Obtaining appellate review in this case should be neither difficult nor mysterious. The only requirement is a judgment adjudicating all of the counts the trial court intends to adjudicate. If some counts remain unadjudicated, appealability can be conferred by the simple step in Rule 74.01(b). To enable the parties and this court to identify all of the counts that have been disposed of, as well as those that remain pending, the judgment should also identify — by number — all of the counts that have been dismissed.16

There should be one judgment meeting the requirements in the preceding paragraph.17

Appeal dismissed.

*42SHRUM and MONTGOMERY, JJ., concur.
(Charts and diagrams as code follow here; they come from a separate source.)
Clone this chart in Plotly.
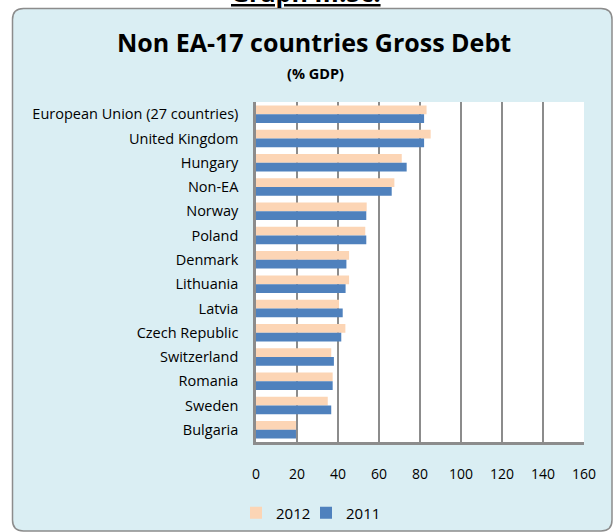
import plotly.graph_objects as go

countries = [
    "European Union (27 countries)", "United Kingdom", "Hungary", "Non-EA",
    "Norway", "Poland", "Denmark", "Lithuania", "Latvia", "Czech Republic",
    "Switzerland", "Romania", "Sweden", "Bulgaria",
]
debt_2012 = [83.2, 85.2, 71.1, 67.5, 54.0, 53.3, 45.4, 45.4, 40.5, 43.6, 36.7, 37.4, 35.0, 19.5]
debt_2011 = [82.0, 82.0, 73.5, 66.2, 53.8, 53.8, 44.1, 43.7, 42.3, 41.6, 38.0, 37.4, 36.7, 19.5]
x_ticks = [0, 20, 40, 60, 80, 100, 120, 140, 160]

W, H = 614, 532
ML, MR, MT, MB = 256, 30, 102, 90
PW, PH = W - ML - MR, H - MT - MB
FONT = "Open Sans, Lato, sans-serif"


def px(x):
    return (x - ML) / PW


def py(y):
    return (H - MB - y) / PH


fig = go.Figure()
fig.add_trace(go.Bar(y=countries, x=debt_2012, orientation="h", name="2012",
                     legend="legend",
                     marker=dict(color="#FCD5B5", line=dict(width=0))))
fig.add_trace(go.Bar(y=countries, x=debt_2011, orientation="h", name="2011",
                     legend="legend2",
                     marker=dict(color="#4F81BD", line=dict(width=0))))

# rounded chart-area box
x0, x1, y0, y1, r = 12.5, 612, 8.5, 531, 11
rx, ry = r / PW, r / PH
path = (
    f"M {px(x0)+rx},{py(y0)} L {px(x1)-rx},{py(y0)} Q {px(x1)},{py(y0)} {px(x1)},{py(y0)-ry} "
    f"L {px(x1)},{py(y1)+ry} Q {px(x1)},{py(y1)} {px(x1)-rx},{py(y1)} "
    f"L {px(x0)+rx},{py(y1)} Q {px(x0)},{py(y1)} {px(x0)},{py(y1)+ry} "
    f"L {px(x0)},{py(y0)-ry} Q {px(x0)},{py(y0)} {px(x0)+rx},{py(y0)} Z"
)
shapes = [
    dict(type="path", xref="paper", yref="paper", path=path, layer="below",
         fillcolor="#DAEEF3", line=dict(color="#8C8C8C", width=1.5)),
    dict(type="rect", xref="paper", yref="paper", x0=0, x1=1, y0=0, y1=1,
         layer="below", fillcolor="white", line=dict(width=0)),
]

annotations = [
    dict(text="<b><u>Graph III.5c:</u></b>", xref="paper", yref="paper",
         x=px(306), y=py(11), xanchor="center", yanchor="bottom", showarrow=False,
         font=dict(family=FONT, size=25, color="black")),
    dict(text="<b>Non EA-17 countries Gross Debt</b>", xref="paper", yref="paper",
         x=px(314), y=py(42), xanchor="center", yanchor="middle", showarrow=False,
         font=dict(family=FONT, size=25, color="black")),
    dict(text="<b>(% GDP)</b>", xref="paper", yref="paper",
         x=px(315), y=py(73), xanchor="center", yanchor="middle", showarrow=False,
         font=dict(family=FONT, size=14.5, color="black")),
]

legend_common = dict(orientation="h", xref="paper", xanchor="left",
                     yref="container", y=(H - 513) / H, yanchor="middle",
                     font=dict(size=15), bgcolor="rgba(0,0,0,0)", itemwidth=30)

fig.update_layout(
    width=W, height=H,
    margin=dict(l=ML, r=MR, t=MT, b=MB, pad=0, autoexpand=False),
    paper_bgcolor="white",
    plot_bgcolor="rgba(0,0,0,0)",
    barmode="group", bargap=0.28, bargroupgap=0,
    font=dict(family=FONT, size=14, color="black"),
    showlegend=True,
    legend=dict(x=px(236), **legend_common),
    legend2=dict(x=px(306), **legend_common),
    shapes=shapes,
    annotations=annotations,
    xaxis=dict(range=[0, 160], tickvals=x_ticks, ticktext=[str(v) for v in x_ticks],
               showgrid=True, gridcolor="#8C8C8C", gridwidth=1.5,
               showline=True, linecolor="#8C8C8C", linewidth=2.5,
               zeroline=False, ticks="", ticklabelstandoff=17, automargin=False,
               tickfont=dict(size=14), fixedrange=True),
    yaxis=dict(autorange="reversed", showgrid=False, showline=True,
               linecolor="#8C8C8C", linewidth=2.5, ticks="", automargin=False,
               ticklabelstandoff=12, tickfont=dict(size=14.5), fixedrange=True),
)

fig.write_html("out.html", config={"displayModeBar": False},
               post_script="document.body.style.margin='0px';document.body.style.overflow='hidden';")
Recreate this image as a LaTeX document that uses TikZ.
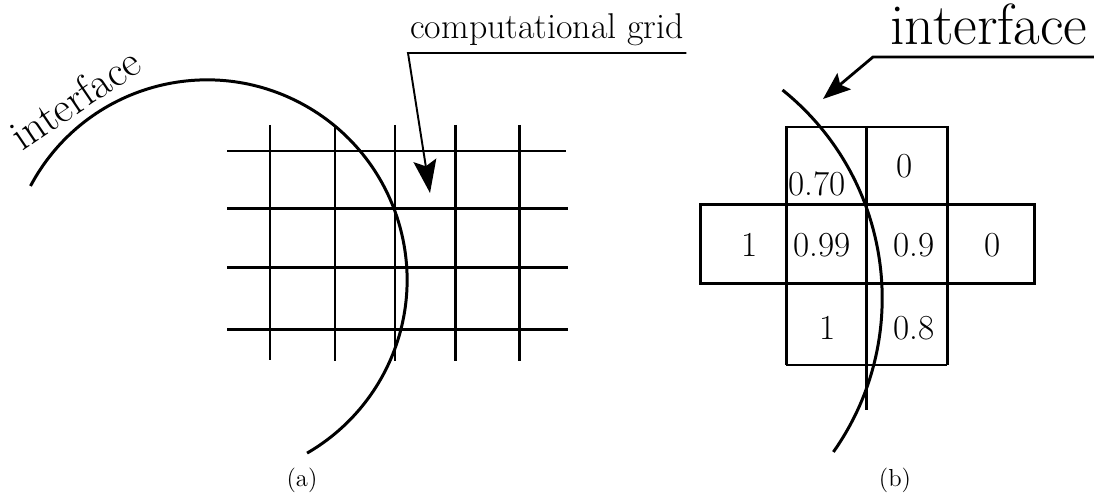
\documentclass[tikz,border=0pt]{standalone}
\usepackage{tikz}
\usetikzlibrary{arrows.meta,positioning}

\begin{document}
\begin{tikzpicture}[
	gridline/.style={line width=1.7pt},
	thinline/.style={line width=0.8pt},
	iface/.style={line width=1.7pt},
	pointer/.style={-{Stealth[length=0.66cm, width=0.46cm, inset=0.12cm]}, line width=1.1pt},
	value/.style={inner sep=0pt, font=\fontsize{20}{24}\selectfont},
	callout/.style={inner sep=0pt, anchor=base west},
	caption/.style={font=\fontsize{14}{16}\selectfont}
	]
	\useasboundingbox (0,0) rectangle (21.88,9.88);
	
	% (a) computational grid
	\begin{scope}
		\draw[thinline] (4.54,6.86) -- (11.32,6.86);
		\foreach \y in {5.70,4.52,3.28}
			\draw[gridline] (4.54,\y) -- (11.36,\y);
		\draw[line width=1.2pt] (5.40,7.38) -- (5.40,2.68);
		\foreach \x in {6.70,7.90,9.10,10.38}
			\draw[gridline] (\x,7.38) -- (\x,2.66);
		\draw[iface] (0.61,6.16) arc[start angle=152, end angle=-60, radius=4];
		\node[rotate=34, inner sep=0pt, font=\fontsize{24.5}{28}\selectfont] (ifaceA) at (1.50,7.92) {interface};
		\node[callout, font=\fontsize{20.4}{24}\selectfont] (cg) at (8.20,9.10) {computational grid};
		\coordinate (cgtip) at (8.60,6.02);
		\draw[pointer] ([xshift=0.04cm,yshift=-0.28cm]cg.base east) -- ([xshift=-0.04cm,yshift=-0.28cm]cg.base west) -- (cgtip);
		\node[caption] (capA) at (6.04,0.28) {(a)};
	\end{scope}
	
	% (b) volume fractions
	\begin{scope}
		\draw[thinline] (15.72,7.34) -- (18.94,7.34);
		\draw[gridline] (15.72,7.36) -- (15.72,2.58);
		\draw[gridline] (17.32,7.36) -- (17.32,1.68);
		\draw[gridline] (18.94,7.36) -- (18.94,2.58);
		\draw[gridline] (14.00,5.78) rectangle (20.68,4.20);
		\draw[line width=1.2pt] (15.72,2.58) -- (18.94,2.58);
		\node[value] (v070) at (16.34,6.20) {0.70};
		\node[value] (v0a) at (18.10,6.56) {0};
		\node[value] (v1a) at (15.00,4.98) {1};
		\node[value] (v099) at (16.44,4.98) {0.99};
		\node[value] (v09) at (18.28,4.98) {0.9};
		\node[value] (v0b) at (19.86,4.98) {0};
		\node[value] (v1b) at (16.56,3.32) {1};
		\node[value] (v08) at (18.28,3.32) {0.8};
		\draw[iface] (15.65,8.08) arc[start angle=51.2, end angle=-35.2, radius=5.34];
		\node[callout, font=\fontsize{33}{38}\selectfont] (ifaceB) at (17.80,8.98) {interface};
		\coordinate (ifacetip) at (16.46,7.90);
		\draw[pointer, line width=1.6pt, -{Stealth[length=0.55cm, width=0.42cm, inset=0.1cm]}] ([xshift=0.2cm,yshift=-0.24cm]ifaceB.base east) -- ([xshift=-0.34cm,yshift=-0.24cm]ifaceB.base west) -- (ifacetip);
		\node[caption] (capB) at (17.90,0.28) {(b)};
	\end{scope}
	
\end{tikzpicture}
\end{document}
PARRISH, J., recused.

. The current version of Rule 74.01(b), Missouri Rules of Civil Procedure, took effect January 1, 1995.

. Of the sixteen plaintiffs, there were seven husband-wife pairs (one pair being the Haekathorns) and two single plaintiffs.

. Hackathom-1 referred to Four Seasons Lakesites Property Owners Association, Inc. as "POA.” 959 S.W.2d at 955. For continuity, this opinion adheres to that designation.

. That trial occurred September 24-27, 1996.

. Hackathom-1 states the third amended petition contained 48 counts. 959 S.W.2d at 956. The third amended petition, a 112-page document, contains counts numbered 1 through 48; however, there are two counts numbered 24.

. Footnote 2, supra.

. Hackathom-1 states: "Although not reflected by any docket entry, during pretrial proceedings relating to count 3, [Hacka-thorns] dropped their claim for intentional misrepresentation against POA.” 959 S.W.2d at 955 n. 2.

. Whether the cryptic judgment, handwritten on the docket sheet, satisfies the requirements for a judgment in Rule 74.01(a) need not be decided, as a ruling on that issue is unnecessary in disposing of this appeal.

. As explained earlier, there were five other "Intentional Misrepresentation” counts and three "Fraudulent Misrepresentation” counts.

. This court divines the "conversion claim” referred to in the June 9, 1998, entry is the "conversion claim” referred to in Hackathorn-1, 959 S.W.2d at 956, i.e., count 5.

. Twenty-five months earlier, on July 26, 1996, the trial court had filed a 16-page document denominated "Findings of Fact and Conclusions of Law.” The document was based on evidence heard by the trial court October 30-31, 1995. A docket entry July 26, 1996, reads: "Summary Judgment as to some issues entered per Findings & Conclusions filed.”

. See footnote 10, supra.

. Footnote 7, supra.

. Footnote 8, supra.

. The version of Rule 74.01(a) in force when the 1996 Findings and Conclusions were filed was the version in Missouri Rules of Civil Procedure (1996).

. This court gleans from the record that sundry counts labeled "Negligent Misrepresentation” and other counts labeled "Negligence” were dismissed by the plaintiffs before the jury trial on count 3. This court further divines that sundry other counts, some labeled "Tortious Interference with Contract and with Prospective Advantage,” were dismissed by the trial court for failure to state a cause of action.

.The absence of such a judgment in the existing record sent this court on an operose search through the massive record in an effort to determine whether it had appellate *42jurisdiction. See: Skalecki v. Small, 951 S.W.2d 342, 347 n. 7 (Mo.App. S.D.1997). As wryly observed by POA in a notable understatement: “POA would agree that the record in this case is not as clean as it should be.”